Alright, long awaited and ready to be revealed....just one more detail.
My orgasm asks that you please respect it. If you want to talk about it, or the place where it originates (ah-hem) then please do so with respectful words and thoughts. My orgasm has her own rights, and she tends to be less shy when she feels trusting, safe and open. She wants to fully show up for you! So....Without further ado....
Simultaneously, we climaxed and crescendoed on the same note, during the same symphony, sung by the purest of angels, in the lush gardens of Eden, at a moment in time where every single thing in the world was beautiful, everything electric in my body was sparked and my heart felt like it was a liquid lava field seeping into the cracks of the earth, filling me up completely, merging with him completely, feeling the essence of God completely.....boom. Pure awareness. Ecstatic bliss. Oneness.
Our bodies intertwined, pulsating in unison, reaching the climactic experience at the same time, in the same breath! Time stood still. I have no idea how long the actual ‘orgasm’ lasted, but riding the wave before and cresting to shore after seemed like an entire lifetime. I so love Kellen. His touch feels like home.
After four months of being celibate due to our extensive plant studies in the Amazon earlier this year, we are finally reunited...with no restrictions on carnal fun ;) Our days have been a haze of delicious reunion here on the luscious island of Mama Maui.
I feel so trusting in the love that is flowing through me. I’ve been happily writing, and lots of creative yum came through in writing workshops we are co-teaching at upcoming festivals like Bhakti Fest and Celebrate Life Tantra Festival. Kellen and I will teaching couples breath work, serving cacao and tea and enjoying ourselves this summer and upcoming seasons. We are joyful and relaxed in the frequency of reunion.

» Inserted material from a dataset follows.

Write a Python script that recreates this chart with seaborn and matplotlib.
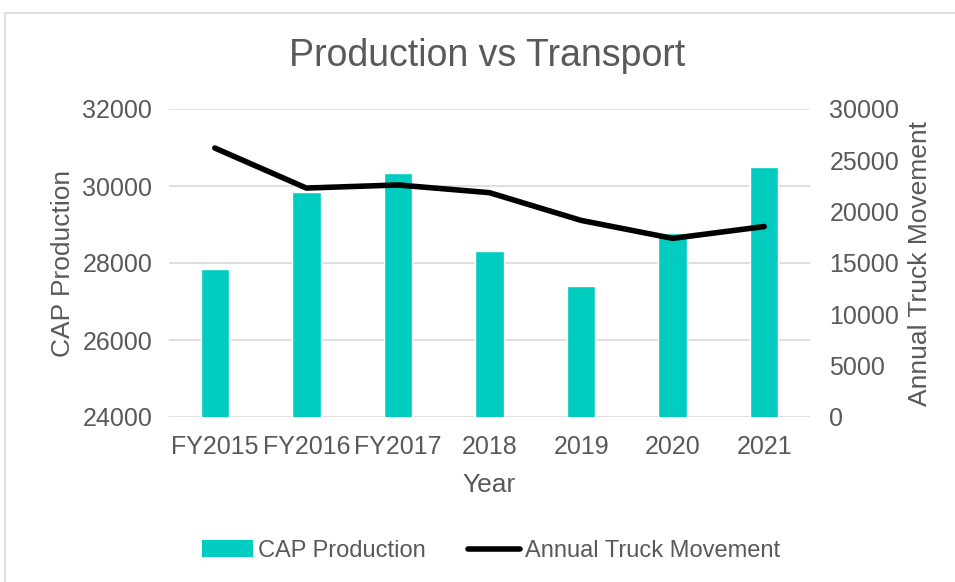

May you be blessed with compatibility in your relationships and connections. My best friend has just had a baby! I venture into another world now...being a Godmother! I have the honor of helping my friend introduce her first child into this realm! It’s very exciting. Lots of good vibes here in Maui and I’m feeling so much gratitude for my Ohana here on this island. It is magical the way we are all so supported. Aloha Nui Loa!